Even given that, though, I regularly ran into moments that sent shivers down my spine, where a glimpse of the struggle and sacrifice of millions would bubble up in a dry summary sentence or two. Even just the photo on page four, showing Jawaharlal Nehru, Kwame Nkrumah, Gamal Abdel Nasser, Sukarno, and Josip Broz Tito gathered together at a 1961 meeting is breathtaking if you take a moment to consider the titanic struggle against empire required to make it possible for them to be who they were, and to be meeting as they were meeting.
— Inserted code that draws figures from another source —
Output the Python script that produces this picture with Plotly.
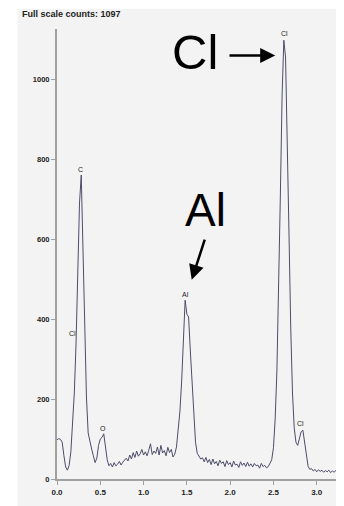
import plotly.graph_objects as go

# EDS spectrum: counts per 0.02 keV channel, 0.00 .. 3.30 keV
channel_width_kev = 0.02
counts = [
    98, 101, 99, 92, 58, 30, 22, 34, 68, 135,
    215, 340, 490, 690, 760, 570, 370, 205, 115, 92,
    75, 58, 41, 52, 84, 100, 104, 113, 82, 48,
    33, 39, 30, 41, 33, 37, 44, 35, 42, 47,
    52, 45, 60, 50, 66, 54, 70, 57, 63, 74,
    60, 68, 58, 72, 88, 61, 70, 64, 80, 60,
    84, 65, 71, 58, 79, 66, 74, 55, 62, 80,
    118, 170, 245, 350, 447, 412, 405, 320, 235, 150,
    92, 64, 56, 50, 53, 43, 54, 41, 49, 36,
    50, 38, 44, 33, 47, 39, 43, 31, 46, 36,
    41, 30, 45, 35, 37, 29, 43, 34, 40, 31,
    42, 32, 38, 30, 39, 33, 35, 27, 39, 31,
    34, 28, 31, 38, 48, 78, 150, 270, 460, 710,
    960, 1097, 1055, 870, 610, 375, 215, 128, 92, 84,
    104, 118, 122, 92, 55, 32, 24, 26, 20, 24,
    18, 23, 19, 22, 17, 21, 18, 22, 16, 20,
    17, 21, 15, 19, 16, 18,
]
energy = [round(i * channel_width_kev, 2) for i in range(len(counts))]

# Peak labels (element, energy keV, label height in counts)
peak_names = ["Cl", "C", "Cl", "O", "Al", "Cl"]
peak_x = [2.633, 0.271, 0.179, 0.536, 1.481, 2.817]
peak_y = [1114, 774, 364, 127, 462, 139]

x_ticks = [0.0, 0.5, 1.0, 1.5, 2.0, 2.5, 3.0]
y_ticks = [0, 200, 400, 600, 800, 1000]
title_text = "Full scale counts: 1097"

# the page body adds an 8 px offset to the figure
W, H = 344, 498
ml, mr, mt, mb = 48.5, 8, 21, 27
pw, ph = W - ml - mr, H - mt - mb
OFF = 8

def px_to_paper_x(px):  # px in window coordinates
    return (px - OFF - ml) / pw

def px_to_paper_y(py):
    return (H - mb - (py - OFF)) / ph

fig = go.Figure()
fig.add_trace(go.Scatter(
    x=energy, y=counts, mode="lines",
    line=dict(color="#4d4d6b", width=1),
    hoverinfo="skip", showlegend=False,
))

# gray panel
fig.add_shape(type="rect", xref="paper", yref="paper",
              x0=px_to_paper_x(17), x1=px_to_paper_x(360),
              y0=px_to_paper_y(512), y1=px_to_paper_y(9),
              fillcolor="#f3f3f3", line=dict(width=0), layer="below")

ann = []
for n, x, y in zip(peak_names, peak_x, peak_y):
    ann.append(dict(x=x, y=y, xref="x", yref="y", text=n, showarrow=False,
                    font=dict(family="Liberation Sans, Arial", size=7, color="#222")))

ann.append(dict(x=px_to_paper_x(19), y=px_to_paper_y(14), xref="paper", yref="paper",
                xanchor="left", yanchor="middle", text="<b>" + title_text + "</b>",
                showarrow=False, font=dict(family="Liberation Sans, Arial", size=9, color="#222")))

# big labels with arrows
ann.append(dict(x=1.597, y=1067, xref="x", yref="y", text="Cl", showarrow=False,
                font=dict(family="Liberation Sans, Arial", size=49, color="#000")))
ann.append(dict(x=2.52, y=1059, ax=1.975, ay=1059, xref="x", yref="y", axref="x", ayref="y",
                text="", showarrow=True, arrowhead=2, arrowwidth=2.5, arrowsize=1.2,
                arrowcolor="#000"))
ann.append(dict(x=1.712, y=672, xref="x", yref="y", text="Al", showarrow=False,
                font=dict(family="Liberation Sans, Arial", size=46, color="#000")))
ann.append(dict(x=1.556, y=498, ax=1.712, ay=602, xref="x", yref="y", axref="x", ayref="y",
                text="", showarrow=True, arrowhead=2, arrowwidth=2.5, arrowsize=1.2,
                arrowcolor="#000"))

fig.update_layout(
    width=W, height=H,
    margin=dict(l=ml, r=mr, t=mt, b=mb, pad=0, autoexpand=False),
    paper_bgcolor="white", plot_bgcolor="rgba(0,0,0,0)",
    annotations=ann,
    xaxis=dict(range=[0, 3.315], tickvals=x_ticks, ticktext=[f"{v:.1f}" for v in x_ticks],
               showgrid=False, zeroline=False, showline=True, linecolor="#a0a0a0", linewidth=2,
               ticks="outside", ticklen=4, tickcolor="#a0a0a0", tickwidth=1, automargin=False,
               tickfont=dict(family="Liberation Sans, Arial", size=8, color="#222", weight="bold")),
    yaxis=dict(range=[0, 1125], tickvals=y_ticks, showgrid=False, zeroline=False,
               showline=True, linecolor="#a0a0a0", linewidth=2, automargin=False,
               ticks="outside", ticklen=4, tickcolor="#a0a0a0", tickwidth=1,
               tickfont=dict(family="Liberation Sans, Arial", size=7.5, color="#222", weight="bold")),
)

fig.write_html("out.html")
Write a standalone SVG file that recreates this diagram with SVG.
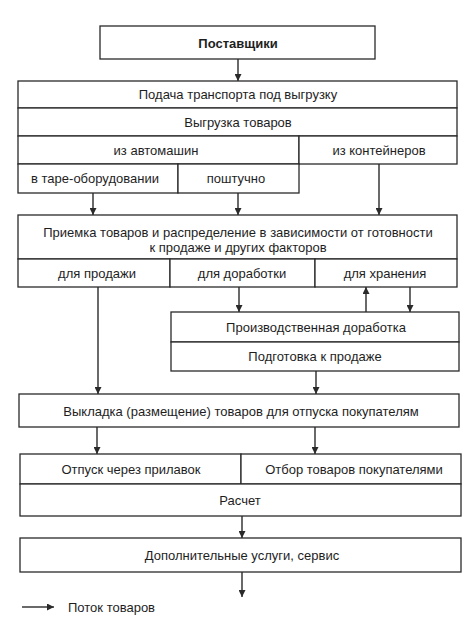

Given that this is a book written with specific, bounded intent that it largely realizes, I will restrict myself to a single expression of desire for more. The book does an effective job of giving due respect to the hope, the power, and the momentous character of the Third World project and of decolonization (outside of the white settler states) in general, but also refuses to underplay the Third World project's engrained contradictions and weaknesses and the defeats of the idealistic vision that originally informed it. There is probably much to argue about whether it strikes the right balance, but it gives plentiful voice to both. But it seems to me that it could productively have included more analysis linking the destructive consequences that almost universally accompanied the institutionalization of national liberation movements into national liberation states, and the recapture of the Third World project by neoliberalism, to contemporary debates about power, the state form, and movement strategy. I say this even under the assumption that Prashad's take would likely be more unambiguously marxist and less skeptical of the state form than, if not my final conclusions, at least the gut reactions from which I start -- I'd imagine I would learn a great deal if he were to do such analysis.

Anyway, though this book leaves lots and lots for the interested reader to explore in other sources, it is still an important corrective for those of us who have learned the relatively recent global history that has produced us in the white supremacist and still-colonial context of the First World, and I think it should be read broadly within our movements.